For a long time, the python multiprocessing library has been a solution for many data scientists and engineers to get faster results when processing time is a pain point. I want to show you a much faster solution: Bodo.
Bodo is the parallel computing platform for extreme performance data analytics. Bodo includes a new type of compiler for python that automatically parallelizes your python code and generates machine code using Message Passing Interface (MPI). MPI is a protocol standard in parallel computing for efficiently passing messages between processes, designed for high performance and scalability.
Developers are moving to Bodo because you can get nearly the same performance as parallelized code written in C++ MPI, but without the pain of code conversion and building complex pipelines that must be carefully maintained.
This blog shows how the performance of the multiprocessing library in python compares to Bodo. Let me give you a hint: Bodo is unbelievably fast! But that's not all.

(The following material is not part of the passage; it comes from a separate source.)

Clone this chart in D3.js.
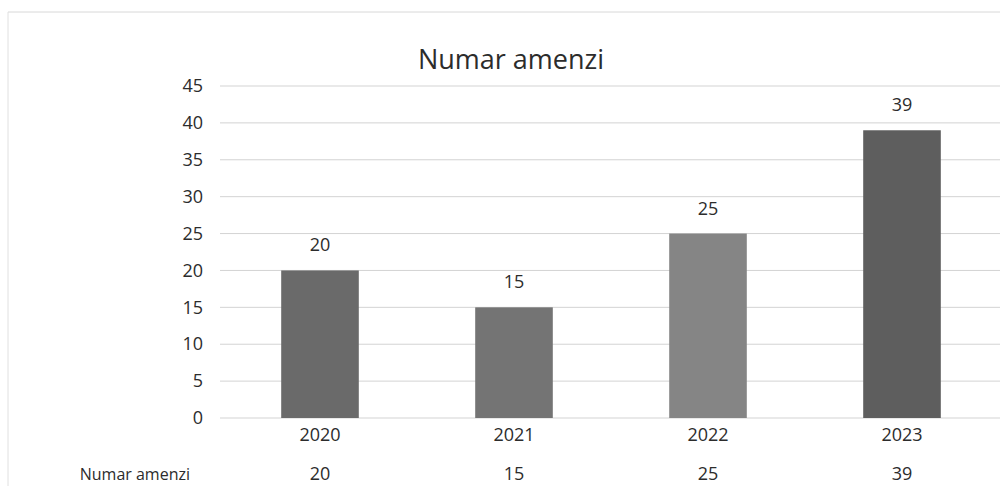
<!DOCTYPE html>
<html lang="ro">
<head>
<meta charset="UTF-8">
<title>Numar amenzi</title>
<script src="https://d3js.org/d3.v7.min.js"></script>
<style>
  body { margin: 0; background: #fff; }
  text { font-family: "Open Sans", sans-serif; fill: #2c2c2c; }
</style>
</head>
<body>
<svg id="main" width="1000" height="486"></svg>
<script>
  const years = ['2020', '2021', '2022', '2023'];
  const amenzi = [20, 15, 25, 39];
  const yTicks = [0, 5, 10, 15, 20, 25, 30, 35, 40, 45];
  const barColors = ['#6a6a6a', '#747474', '#858585', '#5e5e5e'];
  const seriesName = 'Numar amenzi';

  const svg = d3.select('svg#main');

  // faint scan frame
  svg.append('line').attr('x1', 8).attr('x2', 1000).attr('y1', 12).attr('y2', 12)
    .attr('stroke', '#d8d8d8').attr('stroke-width', 1);
  svg.append('line').attr('x1', 8).attr('x2', 8).attr('y1', 12).attr('y2', 486)
    .attr('stroke', '#e0e0e0').attr('stroke-width', 1);

  const x = d3.scaleBand().domain(years).range([223, 999])
    .paddingInner(0.6).paddingOuter(0.3);
  const y = d3.scaleLinear().domain([0, 45]).range([418, 86]);

  // gridlines
  svg.append('g').selectAll('line')
    .data(yTicks)
    .enter().append('line')
    .attr('x1', 220).attr('x2', 1000)
    .attr('y1', d => y(d)).attr('y2', d => y(d))
    .attr('stroke', '#d3d3d3').attr('stroke-width', 1);

  // y axis labels
  const yAxis = d3.axisLeft(y).tickValues(yTicks).tickSize(0).tickPadding(0);
  svg.append('g').attr('transform', 'translate(203,0)').call(yAxis)
    .call(g => g.select('.domain').remove())
    .selectAll('text').style('font-size', '18px').style('font-weight', 500).attr('fill', '#2c2c2c');

  // bars
  svg.append('g').selectAll('rect')
    .data(amenzi)
    .enter().append('rect')
    .attr('x', (d, i) => x(years[i]))
    .attr('width', x.bandwidth())
    .attr('y', d => y(d))
    .attr('height', d => y(0) - y(d))
    .attr('fill', (d, i) => barColors[i]);

  // value labels
  svg.append('g').selectAll('text')
    .data(amenzi)
    .enter().append('text')
    .attr('x', (d, i) => x(years[i]) + x.bandwidth() / 2)
    .attr('y', d => y(d) - 19)
    .attr('text-anchor', 'middle')
    .style('font-size', '18px').style('font-weight', 500)
    .text(d => d);

  // x axis labels
  const xAxis = d3.axisBottom(x).tickSize(0).tickPadding(0);
  svg.append('g').attr('transform', 'translate(0,428)').call(xAxis)
    .call(g => g.select('.domain').remove())
    .selectAll('text').style('font-size', '18px').style('font-weight', 500).attr('fill', '#2c2c2c');

  // data table row
  svg.append('text').attr('x', 190).attr('y', 480).attr('text-anchor', 'end')
    .style('font-size', '16px').style('font-weight', 500).text(seriesName);
  svg.append('g').selectAll('text')
    .data(amenzi)
    .enter().append('text')
    .attr('x', (d, i) => x(years[i]) + x.bandwidth() / 2)
    .attr('y', 480)
    .attr('text-anchor', 'middle')
    .style('font-size', '18px').style('font-weight', 500)
    .text(d => d);

  // title
  svg.append('text').attr('x', 511).attr('y', 69).attr('text-anchor', 'middle')
    .style('font-size', '27px').text(seriesName);
</script>
</body>
</html>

You can only run python multiprocessing on one machine, whereas with Bodo, you can parallelize your code on a cluster of machines. In fact, you can scale Bodo nearly linearly to thousands of machines! This helps when you need huge memory and have no solution other than converting your code to PySpark and running it on a Spark cluster.
Thanks to Bodo, you no longer have to put in extra effort to scale your code beyond your laptop. It's super easy to install Bodo, just like any library you install using pip. Let's get started.
You need to have python (and pip) installed. If not, I hope this blog is a nice read for you anyway!
Performance on big data: A billion rows
You may wonder if the reported performance gains were only applicable to a small dataframe. How does Bodo perform on larger datasets? Well, let's run on 100x larger data and see. In fact, you'll see that Bodo really shines when data is massive! Here are the results for running this example on a 100x larger dataset: a 1Bx2 dataframe with a size of 6GB saved as parquet. You can do so by running gen_data.py with per=1000 and rep=1_000_000.
Multiprocessing starts showing unexpected behavior as the number of cores grows: it takes longer and longer to complete the job. Regular pandas groupby takes 67 seconds on this relatively larger data set (run python pandas_groupby.py on the new dataset to test), but Bodo can reduce it to less than 14 sec.
I wanted to experiment with the compilation time, so I left cache=False in bodo.jit inside bodo_group.py. The table below shows that the compilation time is around 1 sec. This short time is not noticeable in large computations.
To sum up, we compared pandas, Bodo, and python multiprocessing libraries side by side. Bodo returns the fastest runtime, and python multiprocessing performance degrades as the data and the number of cores grows. For this benchmark and size of data, Bodo is almost 5x faster than pandas and 25x faster than multiprocessing. This difference increases as the size grows from 6GB to 60GB and so on to the point that you cannot scale pandas, i.e., running it on a cluster, as it takes hours, while Bodo takes minutes. Take a look at Bodo benchmarks on a larger dataset in Bodo blog posts. Bodo turned out to be 5x faster than pandas and ~25x faster than the best performance of multiprocessing.
From these results, it seems that it does not make sense to use multiprocessing as it is slower than pandas. Programmers usually develop their python application in a development environment with small data. One of the common mistakes they then make is that they run the same application at scale on larger servers with multiprocessing, assuming it is the way to scale. What they fail to notice is that multiprocessing is not always a good fit. If the number of groups in the data is small, then multiprocessing might be a viable option. For example, if you only have 4 groups in your data, then running with 4 cores using multiprocessing may give you a boost. In this example, you can try generating new data by setting pers=4 and reps = 250_000_000 in gen_data.py, and watch the run time drops from 733 seconds to 390 seconds using multiprocessing with 8 cores. With multiprocessing you need to manually partition your data with groups and then map them. Thus, when your list of dataframe is closer to the number of cores, each core can process one partitioned dataframe. How often does this happen in real life? Rarely! But with Bodo, you do not have this problem, and can safely assume that the code you developed in your development environment will scale very well linearly at large scale!